Team New Zealand had already denied reports of Te Rehutai nearing the 60-knot mark, putting it down as ‘dockside chatter’.
Ashby quoted Australian classic film The Castle in playing down those speed rumours.
“60 knots is pushing things,” Ashby told 1News.
“There once was a movie saying, ‘Tell him he’s dreaming,’ so it’s very much that with the 60 knots.
“The boats are definitely getting faster and we’re pushing the boundaries pretty hard but you run into some barriers at just over 50 knots.
Team’s New Zealand’s ‘scary’ boat
Team New Zealand’s boat was described as “scary” by the vanquished British team earlier this week.
But Ineos Team UK’s famous boss Sir Ben Ainslie is still refusing to predict a result when the Peter Burling-skippered Te Rehutai defends the cup against Luna Rossa next week.
In a substantial interview with yachtracinglife, Ainslie and Ineos CEO Grant Simmer were clearly in awe of the Kiwi boat.
Simmer said: “The Italians sailed extremely well in the (Prada Cup) final and their boat is going well through a range of conditions.
“They are very good in light air yet were also fine against us in that 15 knot range.
“But on the other hand, when we go and watch the Kiwis sail they can turn on some really impressive performances.
“What we’ve seen of them, their performance is pretty scary. If we ended up racing as the challenger, we’d have been quite intimidated by some of the performances we’ve seen.
“Have the Italians bridged the gap? Hard to say. They’ve certainly got a lot better and are racing very well.”
Ainslie agreed with Simmer’s summary but wouldn’t predict an outcome.
“Over 10/11 knots of wind the Kiwis have an advantage speed wise,” Ainslie said.
“The Italians will be match fit and it’s sport – anything can happen.
“You have to sail these boats very accurately – you only have to sneeze at the wrong time and they can capsize.
“It’s way too early to put bets down.”
But Ainslie said the Kiwi crew were more than capable of overcoming their lack of competitive sailing.
Burling and co. would be helped by the way Ineos tested them in pre-starts during the December warm-up. And Anslie even claimed that as a member of the challenger fleet, it had been a “mistake” awakening TNZ to the extent of their starting issues.
“Watching them, they have developed a lot,” he said.
“They can only practice against the chase boat but they’ve done it to good effect.
“They are a smart group. It’s similar to Bermuda where they turned up quite late and didn’t have the training of the other teams but worked it out pretty quick.
“In this case they haven’t got much time but they are very talented sailors who can deal with it.”
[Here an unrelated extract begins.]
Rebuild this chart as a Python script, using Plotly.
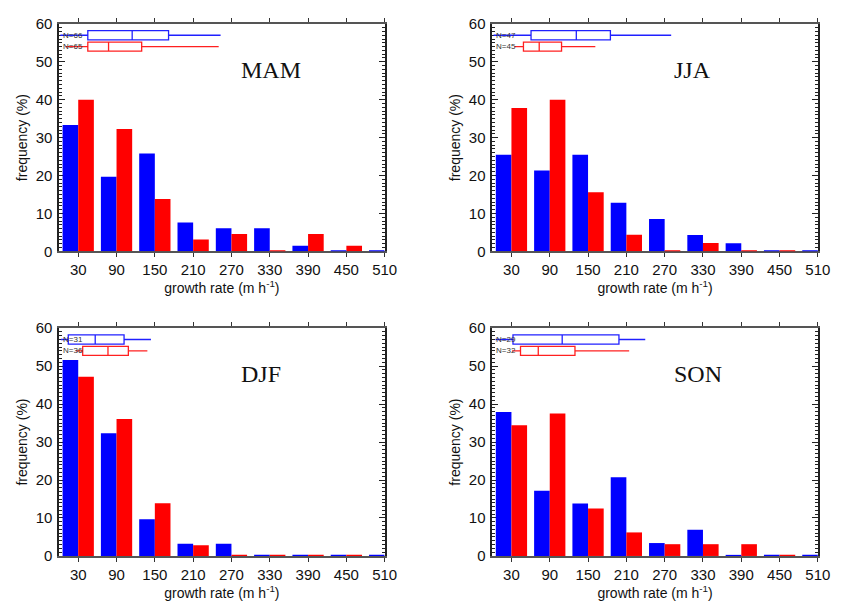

While Luna Rossa’s Jimmy Spithill and Francesco Bruni had the match racing pedigree against the “drag” racing background of 49er stars Burling and Blair Tuke, Ainslie said the Kiwi team would develop a strategy to compensate.
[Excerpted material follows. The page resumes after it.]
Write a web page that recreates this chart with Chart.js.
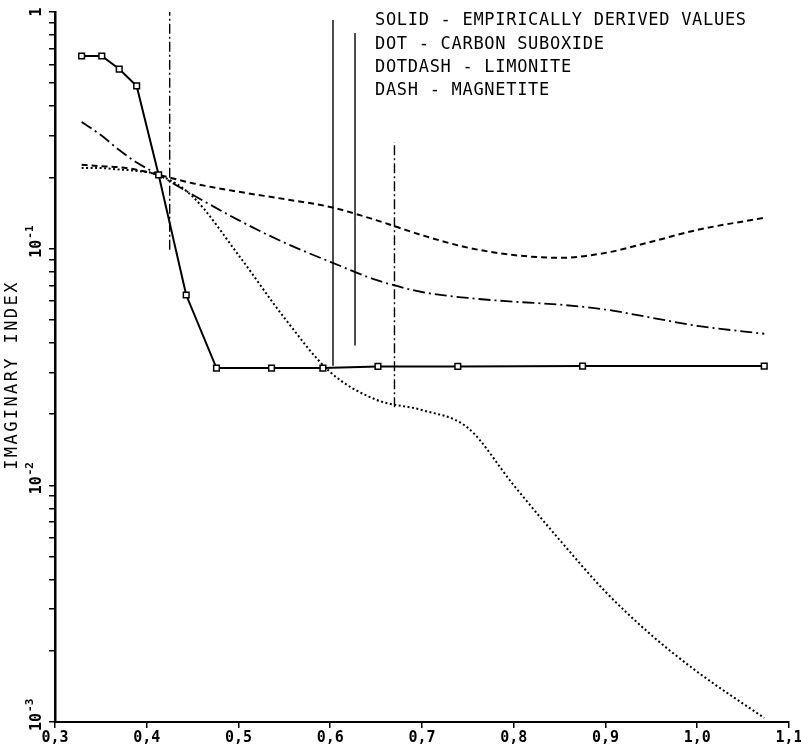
<!DOCTYPE html>
<html>
<head>
<meta charset="utf-8">
<script src="https://cdn.jsdelivr.net/npm/chart.js@4.4.1/dist/chart.umd.min.js"></script>
<style>
  html, body { margin: 0; padding: 0; background: #fff; }
  #wrap { width: 801px; height: 746px; }
</style>
</head>
<body>
<div id="wrap"><canvas id="myChart"></canvas></div>
<script>
// wavelength (x) and imaginary index (y)
var solidX = [0.329, 0.351, 0.370, 0.389, 0.413, 0.443, 0.476, 0.536, 0.592, 0.652, 0.739, 0.875, 1.073];
var solidY = [0.652, 0.652, 0.574, 0.487, 0.205, 0.0637, 0.0313, 0.0313, 0.0313, 0.0318, 0.0318, 0.0319, 0.0319];

var curveX = [0.329, 0.35, 0.37, 0.39, 0.413, 0.45, 0.5, 0.55, 0.6, 0.65, 0.7, 0.75, 0.8, 0.85, 0.9, 0.95, 1.0, 1.073];
var carbonY = [0.219, 0.219, 0.216, 0.213, 0.205, 0.166, 0.094, 0.051, 0.0301, 0.023, 0.0208, 0.0175, 0.0100, 0.00588, 0.00355, 0.00233, 0.00163, 0.00104];
var limoniteY = [0.343, 0.302, 0.261, 0.230, 0.205, 0.169, 0.132, 0.106, 0.088, 0.0738, 0.0656, 0.0619, 0.0597, 0.058, 0.0553, 0.0511, 0.0472, 0.0437];
var magnetiteY = [0.226, 0.223, 0.221, 0.215, 0.205, 0.189, 0.174, 0.162, 0.150, 0.132, 0.114, 0.101, 0.094, 0.0915, 0.096, 0.107, 0.120, 0.135];

// vertical range bars
var barX = [0.425, 0.603, 0.627, 0.670];
var barLow = [0.099, 0.032, 0.039, 0.0214];
var barHigh = [1.0, 0.925, 0.815, 0.282];

var xTickLabels = ['0,3', '0,4', '0,5', '0,6', '0,7', '0,8', '0,9', '1,0', '1,1'];
var yTickValues = [1, 0.1, 0.01, 0.001];
var yTickBase = ['1', '10', '10', '10'];
var yTickExp = ['', '-1', '-2', '-3'];
var yTitle = 'IMAGINARY INDEX';
var legendLines = [
  'SOLID - EMPIRICALLY DERIVED VALUES',
  'DOT - CARBON SUBOXIDE',
  'DOTDASH - LIMONITE',
  'DASH - MAGNETITE'
];

function pts(xs, ys) {
  return xs.map(function (x, i) { return { x: x, y: ys[i] }; });
}

var datasets = [
  {
    label: 'SOLID', data: pts(solidX, solidY),
    borderColor: '#000', borderWidth: 2, tension: 0,
    pointStyle: 'rect', pointRadius: 4, pointBorderWidth: 1.5,
    pointBackgroundColor: '#fff', pointBorderColor: '#000'
  },
  {
    label: 'DOT', data: pts(curveX, carbonY),
    borderColor: '#000', borderWidth: 2, borderDash: [2, 2.5],
    cubicInterpolationMode: 'monotone', pointRadius: 0
  },
  {
    label: 'DOTDASH', data: pts(curveX, limoniteY),
    borderColor: '#000', borderWidth: 1.8, borderDash: [12, 4, 2, 4],
    cubicInterpolationMode: 'monotone', pointRadius: 0
  },
  {
    label: 'DASH', data: pts(curveX, magnetiteY),
    borderColor: '#000', borderWidth: 2, borderDash: [6, 4],
    cubicInterpolationMode: 'monotone', pointRadius: 0
  }
];

var barStyles = [[10, 3, 2, 3], [], [], [10, 3, 2, 3]];
barX.forEach(function (x, i) {
  datasets.push({
    label: 'bar' + i, data: [{ x: x, y: barLow[i] }, { x: x, y: barHigh[i] }],
    borderColor: '#000', borderWidth: 1.4, borderDash: barStyles[i],
    pointRadius: 0, tension: 0
  });
});

var tickFont = { family: 'DejaVu Sans Mono', size: 15, weight: 'bold' };

var labelPlugin = {
  id: 'labels',
  afterDraw: function (chart) {
    var ctx = chart.ctx;
    var y = chart.scales.y;
    ctx.save();
    ctx.fillStyle = '#000';
    ctx.textBaseline = 'middle';
    ctx.textAlign = 'left';
    yTickValues.forEach(function (v, i) {
      var py = y.getPixelForValue(v);
      ctx.font = 'bold 15px "DejaVu Sans Mono"';
      var w = ctx.measureText(yTickBase[i]).width;
      ctx.save();
      ctx.translate(37, py + w / 2);
      ctx.rotate(-Math.PI / 2);
      ctx.fillText(yTickBase[i], 0, 0);
      if (yTickExp[i]) {
        ctx.font = 'bold 11px "DejaVu Sans Mono"';
        ctx.fillText(yTickExp[i], w + 1, -7);
      }
      ctx.restore();
    });
    // axis title
    var cy = (chart.chartArea.top + chart.chartArea.bottom) / 2 + 8;
    ctx.save();
    ctx.font = '17px "DejaVu Sans Mono"';
    ctx.letterSpacing = '2.4px';
    ctx.translate(13, cy);
    ctx.rotate(-Math.PI / 2);
    ctx.textAlign = 'center';
    ctx.fillText(yTitle, 0, 0);
    ctx.restore();
    // key text
    ctx.font = '17px "DejaVu Sans Mono"';
    ctx.letterSpacing = '0.7px';
    legendLines.forEach(function (t, i) {
      ctx.fillText(t, 375, 21 + i * 23.3);
    });
    ctx.restore();
  }
};

var ctx = document.getElementById('myChart').getContext('2d');
var myChart = new Chart(ctx, {
  type: 'line',
  data: { datasets: datasets },
  plugins: [labelPlugin],
  options: {
    responsive: true,
    maintainAspectRatio: false,
    animation: false,
    layout: { autoPadding: false, padding: { top: 12, right: 12, left: 0, bottom: 0 } },
    plugins: { legend: { display: false }, tooltip: { enabled: false } },
    scales: {
      x: {
        type: 'linear', min: 0.3, max: 1.1,
        border: { display: true, color: '#000', width: 2 },
        grid: { drawOnChartArea: false, drawTicks: true, tickLength: 6, color: '#000', lineWidth: 1.5 },
        ticks: {
          stepSize: 0.1, color: '#000', font: tickFont, padding: 1, maxRotation: 0,
          callback: function (v, i) { return xTickLabels[i]; }
        },
        afterFit: function (s) { s.height = 24; s.paddingLeft = 0; s.paddingRight = 0; }
      },
      y: {
        type: 'logarithmic', min: 0.001, max: 1,
        border: { display: true, color: '#000', width: 2.5 },
        grid: { drawOnChartArea: false, drawTicks: true, tickLength: 6, color: '#000', lineWidth: 1.5 },
        ticks: { display: false, autoSkip: false },
        afterBuildTicks: function (s) {
          s.ticks = s.ticks.filter(function (t) {
            var m = t.value / Math.pow(10, Math.floor(Math.log10(t.value) + 1e-9));
            return Math.abs(m - Math.round(m)) < 1e-6;
          });
        },
        afterFit: function (s) { s.width = 55; s.paddingTop = 0; s.paddingBottom = 0; }
      }
    }
  }
});
</script>
</body>
</html>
“The Italians will give them a hard time,” said Ainslie.
“But TNZ’s straight line pace is going to be pretty hard to match, certainly in the medium to stronger wind range.”
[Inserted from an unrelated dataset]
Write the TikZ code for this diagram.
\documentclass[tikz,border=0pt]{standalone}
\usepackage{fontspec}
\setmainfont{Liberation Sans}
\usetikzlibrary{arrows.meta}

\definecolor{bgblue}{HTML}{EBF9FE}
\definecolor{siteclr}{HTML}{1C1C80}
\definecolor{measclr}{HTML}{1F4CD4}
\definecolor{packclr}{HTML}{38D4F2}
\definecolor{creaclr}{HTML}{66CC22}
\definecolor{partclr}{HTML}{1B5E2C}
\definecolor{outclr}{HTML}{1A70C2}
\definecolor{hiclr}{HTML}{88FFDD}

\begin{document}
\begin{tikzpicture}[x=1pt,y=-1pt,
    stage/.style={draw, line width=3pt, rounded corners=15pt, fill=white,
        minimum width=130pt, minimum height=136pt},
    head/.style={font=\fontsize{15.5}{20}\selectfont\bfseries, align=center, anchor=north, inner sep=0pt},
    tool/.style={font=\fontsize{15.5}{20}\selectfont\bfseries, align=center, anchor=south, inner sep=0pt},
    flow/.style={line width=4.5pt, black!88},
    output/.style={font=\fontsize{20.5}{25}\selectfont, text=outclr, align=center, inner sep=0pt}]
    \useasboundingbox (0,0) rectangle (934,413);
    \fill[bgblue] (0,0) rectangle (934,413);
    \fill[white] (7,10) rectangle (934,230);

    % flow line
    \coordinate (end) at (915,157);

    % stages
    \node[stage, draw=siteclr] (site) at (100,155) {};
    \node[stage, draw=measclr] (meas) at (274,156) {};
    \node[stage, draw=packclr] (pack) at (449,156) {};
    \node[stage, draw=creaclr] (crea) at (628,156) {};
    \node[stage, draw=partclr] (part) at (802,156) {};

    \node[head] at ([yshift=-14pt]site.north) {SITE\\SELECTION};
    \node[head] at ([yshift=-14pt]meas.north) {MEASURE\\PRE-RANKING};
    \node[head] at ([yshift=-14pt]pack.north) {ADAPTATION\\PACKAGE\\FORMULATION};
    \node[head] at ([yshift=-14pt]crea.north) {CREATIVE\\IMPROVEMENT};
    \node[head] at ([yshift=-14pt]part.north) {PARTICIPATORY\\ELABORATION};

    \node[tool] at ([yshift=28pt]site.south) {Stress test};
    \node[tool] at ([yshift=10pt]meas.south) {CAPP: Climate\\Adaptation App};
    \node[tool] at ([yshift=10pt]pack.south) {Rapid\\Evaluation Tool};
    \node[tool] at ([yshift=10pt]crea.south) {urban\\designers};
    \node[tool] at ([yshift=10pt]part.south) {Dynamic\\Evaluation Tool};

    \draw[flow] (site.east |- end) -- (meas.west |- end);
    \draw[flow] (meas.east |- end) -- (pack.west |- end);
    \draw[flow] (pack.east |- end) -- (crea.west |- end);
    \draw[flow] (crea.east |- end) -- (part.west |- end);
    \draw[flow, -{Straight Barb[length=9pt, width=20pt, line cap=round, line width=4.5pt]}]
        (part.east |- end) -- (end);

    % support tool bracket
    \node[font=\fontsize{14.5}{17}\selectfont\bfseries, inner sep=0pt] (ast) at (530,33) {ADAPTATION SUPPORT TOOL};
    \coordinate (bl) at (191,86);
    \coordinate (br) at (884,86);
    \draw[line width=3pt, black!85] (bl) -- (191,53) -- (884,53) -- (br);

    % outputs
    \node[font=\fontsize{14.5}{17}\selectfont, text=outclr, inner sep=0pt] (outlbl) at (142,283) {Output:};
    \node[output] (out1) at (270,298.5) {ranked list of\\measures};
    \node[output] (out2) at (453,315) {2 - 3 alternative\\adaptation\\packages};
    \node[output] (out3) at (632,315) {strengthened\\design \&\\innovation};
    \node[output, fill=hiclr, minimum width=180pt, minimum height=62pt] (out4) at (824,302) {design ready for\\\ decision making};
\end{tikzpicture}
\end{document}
The Brits confirmed they had no interest in assisting Luna Rossa with practice racing, as had occurred between challengers in past America’s Cups.
The interview did not raise the issue of a breakdown in relations between the Kiwis and Italians, the challengers of record.
TNZ is lining up the Brits as future partners. This means any British help for Luna Rossa could be construed as a conflict of future interests.
“It’s not been the easiest of cups off the water,” Ainslie said.
“The America’s Cup has a history of politics and so on behind the scenes.
“At the end of the day, we’d rather stay out of it. It’s right that Luna Rossa and Team New Zealand are on their own from here on. May the best team win.”